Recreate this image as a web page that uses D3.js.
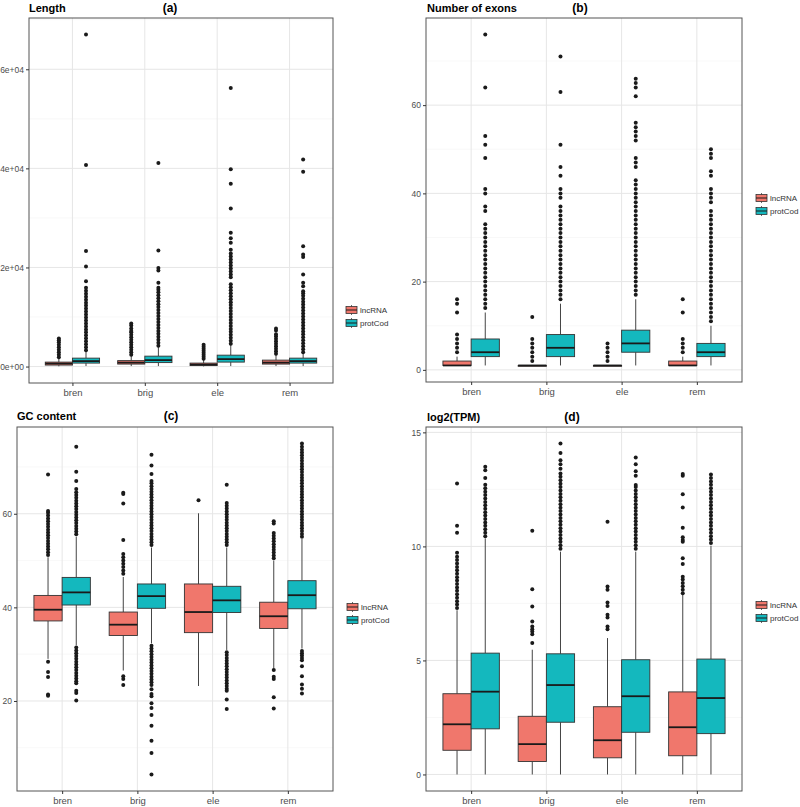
<!DOCTYPE html>
<html><head><meta charset="utf-8">
<script src="https://cdn.jsdelivr.net/npm/d3@7"></script>
<style>
body{margin:0;background:#fff}
svg{display:block}
text{font-family:"Liberation Sans",Arial,Helvetica,sans-serif}
</style>
</head><body>
<svg id="chart" width="800" height="807"></svg>
<script>
const categories = ["bren","brig","ele","rem"];
const groups = ["lncRNA","protCod"];
const groupColors = ["#F0776C","#14B8BE"];

// Box statistics per category: [lowerWhisker, q1, median, q3, upperWhisker]
// (a) Length
const lengthLncStats  = [[50,300,600,900,1800],[100,500,800,1200,2200],[30,200,400,700,1400],[100,500,800,1300,2400]];
const lengthProtStats = [[100,700,1100,1700,3100],[100,800,1300,2100,4000],[100,900,1500,2300,4400],[100,700,1100,1700,2700]];
const lengthLncOutliers = [
  [1900,2400,2900,3400,3900,4400,4900,5300,5650],
  [2400,2900,3400,3900,4400,4900,5400,5900,6400,6900,7200,7700,8300,8700],
  [1600,2000,2400,2800,3200,3600,4000,4400],
  [2600,3100,3600,4100,4600,5100,5600,6100,6500,7300,7700]
];
const lengthProtOutliers = [
  [3300,3900,4500,5100,5700,6300,6900,7500,8100,8700,9300,9900,10500,11100,11700,12300,12900,13500,14100,14700,15300,15900,17200,20200,23300,40700,67000],
  [4200,4800,5400,6000,6600,7200,7800,8400,9000,9600,10200,10800,11400,12000,12600,13200,13800,14400,15000,15500,15900,16900,19400,19900,23400,41100],
  [4600,5200,5800,6400,7000,7600,8200,8800,9400,10000,10600,11200,11800,12400,13000,13600,14200,14800,15400,16000,16600,18000,18600,19200,19800,20400,21000,21600,22200,22800,23600,25000,25900,27000,31900,36900,39800,56200],
  [2900,3500,4100,4700,5300,5900,6500,7100,7700,8300,8900,9500,10100,10700,11300,11900,12500,13100,13700,14300,14800,15200,16200,16900,18600,22100,22600,24300,39300,41800]
];
const lengthTicks = [0,20000,40000,60000];
const lengthTickLabels = ["0e+00","2e+04","4e+04","6e+04"];

// (b) Number of exons
const exonLncStats  = [[1,1,1,2,3],[1,1,1,1,1],[1,1,1,1,1],[1,1,1,2,3]];
const exonProtStats = [[1,3,4,7,13],[1,3,5,8,15],[1,4,6,9,16],[1,3,4,6,10]];
const exonLncOutliers = [[4,5,6,7,8,13,15,16],[2,3,4,5,6,7,12],[2,3,4,5,6],[4,5,6,7,13,16]];
const exonProtOutliers = [
  [14,15,16,17,18,19,20,21,22,23,24,25,26,27,28,29,30,31,32,33,36,37,40,41,48,51,53,64,76],
  [16,17,18,19,20,21,22,23,24,25,26,27,28,29,30,31,32,33,34,35,36,37,39,40,41,44,46,51,63,71],
  [17,18,19,20,21,22,23,24,25,26,27,28,29,30,31,32,33,34,35,36,37,38,39,40,41,42,43,46,47,48,52,53,54,55,56,62,64,65,66],
  [11,12,13,14,15,16,17,18,19,20,21,22,23,24,25,26,27,28,29,30,31,32,33,34,35,36,38,39,40,41,44,45,48,49,50]
];
const exonTicks = [0,20,40,60];
const exonTickLabels = ["0","20","40","60"];

// (c) GC content
const gcLncStats  = [[29,37.1,39.5,42.55,50.7],[26.5,34,36.3,39,46.5],[23.2,34.6,39,45,60.1],[27,35.5,38.1,41.1,50]];
const gcProtStats = [[31.9,40.5,43.2,46.4,55.1],[32.3,39.8,42.4,45,52.8],[30.9,38.9,41.5,44.5,52.8],[31.2,39.7,42.6,45.7,54.6]];
const gcLncOutliers = [
  [28.4,26.2,25.1,21.4,21.1,51.2,51.8,52.4,53.0,53.6,54.2,54.8,55.4,56.0,56.6,57.2,57.8,58.4,59.0,59.6,60.2,60.6,68.4],
  [25.3,24.7,23.4,47.2,47.9,48.6,49.3,50.0,50.7,51.4,54.4,62.2,64.2,64.5],
  [62.9],
  [26.6,25.2,24.7,20.8,18.4,50.5,51.1,51.7,52.3,52.9,53.5,54.1,54.7,55.3,55.9,57.9,58.4]
];
const gcProtOutliers = [
  [31.4,30.8,30.2,29.6,29.0,28.4,27.8,27.2,26.6,26.0,25.4,24.8,24.2,23.8,22.2,21.7,20.1,
   55.6,56.2,56.8,57.4,58.0,58.6,59.2,59.8,60.4,61.0,61.6,62.2,62.8,63.4,64.0,64.6,65.3,67.0,69.0,74.3],
  [31.8,31.2,30.6,30.0,29.4,28.8,28.2,27.6,27.0,26.4,25.8,25.2,24.6,24.0,23.4,22.5,21.5,21.0,19.5,18.5,17.0,14.7,11.5,8.9,4.3,
   53.3,53.9,54.5,55.1,55.7,56.3,56.9,57.5,58.1,58.7,59.3,59.9,60.5,61.1,61.7,62.3,62.9,63.5,64.1,64.7,65.3,65.9,66.5,67.0,68.5,70.3,72.6],
  [30.4,29.8,29.2,28.6,28.0,27.4,26.8,26.2,25.6,25.0,24.4,23.8,23.2,22.6,22.2,20.3,18.3,
   53.3,53.9,54.5,55.1,55.7,56.3,56.9,57.5,58.1,58.7,59.3,59.9,60.5,61.1,61.7,62.3,66.2],
  [30.7,30.2,29.7,29.2,28.7,27.4,25.3,23.5,22.6,21.6,
   55.1,55.7,56.3,56.9,57.5,58.1,58.7,59.3,59.9,60.5,61.1,61.7,62.3,62.9,63.5,64.1,64.7,65.3,65.9,66.5,67.1,67.7,68.3,68.9,69.5,70.1,70.7,71.3,71.9,72.5,73.1,73.7,74.3,75.0]
];
const gcTicks = [20,40,60];
const gcTickLabels = ["20","40","60"];

// (d) log2(TPM)
const tpmLncStats  = [[0,1.06,2.2,3.54,7.2],[0,0.57,1.33,2.55,5.47],[0,0.73,1.5,2.97,5.98],[0,0.82,2.07,3.62,7.87]];
const tpmProtStats = [[0,2.0,3.63,5.32,10.35],[0,2.29,3.92,5.29,9.77],[0,1.85,3.43,5.03,9.77],[0,1.79,3.35,5.06,10.03]];
const tpmLncOutliers = [
  [7.3,7.45,7.6,7.75,7.9,8.05,8.2,8.35,8.5,8.65,8.8,8.95,9.1,9.25,9.4,9.55,9.72,10.6,10.9,12.76],
  [5.76,6.15,6.27,6.37,6.49,6.71,7.36,8.12,10.69],
  [6.37,6.49,6.88,7.0,7.39,7.54,8.1,8.24,11.08],
  [7.95,8.1,8.25,8.4,8.55,8.67,9.23,9.48,10.2,10.28,10.4,10.82,11.71,12.29,13.1,13.17]
];
const tpmProtOutliers = [
  [10.45,10.6,10.75,10.9,11.05,11.2,11.35,11.5,11.65,11.8,11.95,12.1,12.25,12.4,12.55,12.7,13.0,13.34,13.49],
  [9.9,10.05,10.2,10.35,10.5,10.65,10.8,10.95,11.1,11.25,11.4,11.55,11.7,11.85,12.0,12.15,12.3,12.45,12.6,12.75,12.9,13.05,13.2,13.4,13.6,13.78,14.1,14.51],
  [9.9,10.05,10.2,10.35,10.5,10.65,10.8,10.95,11.1,11.25,11.4,11.55,11.7,11.85,12.0,12.15,12.3,12.45,12.6,12.69,13.1,13.3,13.6,13.9],
  [10.15,10.3,10.45,10.6,10.75,10.9,11.05,11.2,11.35,11.5,11.65,11.8,11.95,12.1,12.25,12.4,12.55,12.7,12.85,13.0,13.15]
];
const tpmTicks = [0,5,10,15];
const tpmTickLabels = ["0","5","10","15"];

const svg = d3.select("#chart");

function drawPanel(p) {
  const g = svg.append("g");
  const x = d3.scalePoint().domain(categories).range([p.left, p.right]).padding(0.6);
  const step = x.step();
  const bw = step * 0.375;
  const offs = [-step * 0.1875, step * 0.1875];
  const allVals = [].concat(...p.stats.flat(), ...p.outliers.flat(2));
  const lo = d3.min(allVals), hi = d3.max(allVals);
  const pad = (hi - lo) * 0.05;
  const y = d3.scaleLinear().domain([lo - pad, hi + pad]).range([p.bottom, p.top]);

  // minor grid
  const tk = p.ticks;
  const dt = tk[1] - tk[0];
  const minor = [];
  for (let v = tk[0] - dt / 2; v <= y.domain()[1]; v += dt) if (v >= y.domain()[0]) minor.push(v);
  g.selectAll(".mn").data(minor).enter().append("line")
    .attr("x1", p.left).attr("x2", p.right)
    .attr("y1", d => y(d)).attr("y2", d => y(d))
    .attr("stroke", "#f3f3f3").attr("stroke-width", 0.6);
  g.selectAll(".mj").data(tk).enter().append("line")
    .attr("x1", p.left).attr("x2", p.right)
    .attr("y1", d => y(d)).attr("y2", d => y(d))
    .attr("stroke", "#e6e6e6").attr("stroke-width", 1);
  g.selectAll(".vx").data(categories).enter().append("line")
    .attr("x1", d => x(d)).attr("x2", d => x(d))
    .attr("y1", p.top).attr("y2", p.bottom)
    .attr("stroke", "#e6e6e6").attr("stroke-width", 1);

  // boxes
  [0, 1].forEach(gi => {
    const st = gi === 0 ? p.stats[0] : p.stats[1];
    const ou = gi === 0 ? p.outliers[0] : p.outliers[1];
    categories.forEach((c, ci) => {
      const [wl, q1, md, q3, wh] = st[ci];
      const cx = x(c) + offs[gi];
      g.append("line").attr("x1", cx).attr("x2", cx).attr("y1", y(wh)).attr("y2", y(q3))
        .attr("stroke", "#444").attr("stroke-width", 1);
      g.append("line").attr("x1", cx).attr("x2", cx).attr("y1", y(q1)).attr("y2", y(wl))
        .attr("stroke", "#444").attr("stroke-width", 1);
      const h = Math.max(y(q1) - y(q3), 0.8);
      g.append("rect").attr("x", cx - bw / 2).attr("y", y(q3)).attr("width", bw).attr("height", h)
        .attr("fill", groupColors[gi]).attr("stroke", "#333").attr("stroke-width", 0.9);
      g.append("line").attr("x1", cx - bw / 2).attr("x2", cx + bw / 2).attr("y1", y(md)).attr("y2", y(md))
        .attr("stroke", "#1a1a1a").attr("stroke-width", 1.8);
      g.selectAll(null).data(ou[ci]).enter().append("circle")
        .attr("cx", cx).attr("cy", d => y(d)).attr("r", 2)
        .attr("fill", "#1a1a1a");
    });
  });

  // border
  g.append("rect").attr("x", p.left).attr("y", p.top)
    .attr("width", p.right - p.left).attr("height", p.bottom - p.top)
    .attr("fill", "none").attr("stroke", "#555").attr("stroke-width", 1);

  // axes
  const ya = g.append("g").attr("transform", `translate(${p.left},0)`)
    .call(d3.axisLeft(y).tickValues(tk).tickFormat((d, i) => p.tickLabels[i]).tickSize(3).tickPadding(2));
  ya.select(".domain").remove();
  ya.selectAll("line").attr("stroke", "#333");
  ya.selectAll("text").attr("fill", "#4d4d4d").style("font-size", "8.5px")
    .style("font-family", '"Liberation Sans",Arial,sans-serif');
  const xa = g.append("g").attr("transform", `translate(0,${p.bottom})`)
    .call(d3.axisBottom(x).tickSize(3).tickPadding(3));
  xa.select(".domain").remove();
  xa.selectAll("line").attr("stroke", "#333");
  xa.selectAll("text").attr("fill", "#4d4d4d").style("font-size", "9.5px")
    .style("font-family", '"Liberation Sans",Arial,sans-serif');

  // titles
  g.append("text").attr("x", p.titleX).attr("y", p.titleY).text(p.title)
    .style("font-size", "11px").style("font-weight", "bold").attr("fill", "#000");
  g.append("text").attr("x", p.labelX).attr("y", p.titleY).attr("text-anchor", "middle").text(p.label)
    .style("font-size", "12px").style("font-weight", "bold").attr("fill", "#000");

  // legend
  groups.forEach((name, gi) => {
    const ly = p.legendY[gi];
    const kx = p.legendX;
    g.append("line").attr("x1", kx + 5.5).attr("x2", kx + 5.5).attr("y1", ly - 5).attr("y2", ly + 5)
      .attr("stroke", "#444").attr("stroke-width", 0.8);
    g.append("rect").attr("x", kx).attr("y", ly - 3.5).attr("width", 11).attr("height", 7)
      .attr("fill", groupColors[gi]).attr("stroke", "#333").attr("stroke-width", 0.8);
    g.append("line").attr("x1", kx).attr("x2", kx + 11).attr("y1", ly).attr("y2", ly)
      .attr("stroke", "#1a1a1a").attr("stroke-width", 1);
    g.append("text").attr("x", kx + 14).attr("y", ly + 3).text(name)
      .style("font-size", "8px").attr("fill", "#333");
  });
}

drawPanel({left: 29, top: 18, right: 333, bottom: 383,
  stats: [lengthLncStats, lengthProtStats], outliers: [lengthLncOutliers, lengthProtOutliers],
  ticks: lengthTicks, tickLabels: lengthTickLabels,
  title: "Length", label: "(a)", titleX: 29, titleY: 12, labelX: 170,
  legendX: 346, legendY: [310, 323]});
drawPanel({left: 426, top: 18, right: 742, bottom: 382,
  stats: [exonLncStats, exonProtStats], outliers: [exonLncOutliers, exonProtOutliers],
  ticks: exonTicks, tickLabels: exonTickLabels,
  title: "Number of exons", label: "(b)", titleX: 427, titleY: 12, labelX: 580,
  legendX: 756, legendY: [198, 211]});
drawPanel({left: 17, top: 427, right: 333, bottom: 791,
  stats: [gcLncStats, gcProtStats], outliers: [gcLncOutliers, gcProtOutliers],
  ticks: gcTicks, tickLabels: gcTickLabels,
  title: "GC content", label: "(c)", titleX: 17, titleY: 420, labelX: 171,
  legendX: 347, legendY: [607, 620]});
drawPanel({left: 426, top: 427, right: 742, bottom: 791,
  stats: [tpmLncStats, tpmProtStats], outliers: [tpmLncOutliers, tpmProtOutliers],
  ticks: tpmTicks, tickLabels: tpmTickLabels,
  title: "log2(TPM)", label: "(d)", titleX: 427, titleY: 421, labelX: 572,
  legendX: 756, legendY: [605, 618]});
</script>
</body></html>
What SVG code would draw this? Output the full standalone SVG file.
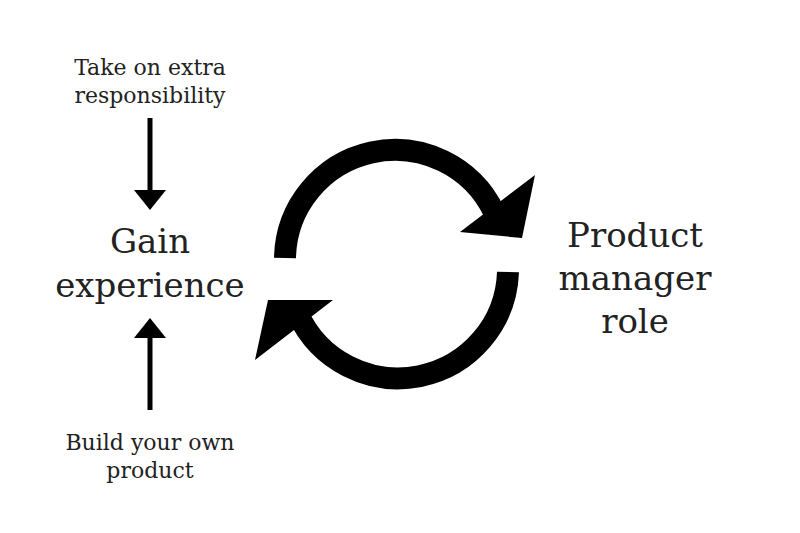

◆ **REQUIRED WORK**
From the listing, copy each line containing the word "this".

◆ **THE RESULT**
Recreate this image as a web page that uses D3.js.
What SVG code would draw this? Output the full standalone SVG file.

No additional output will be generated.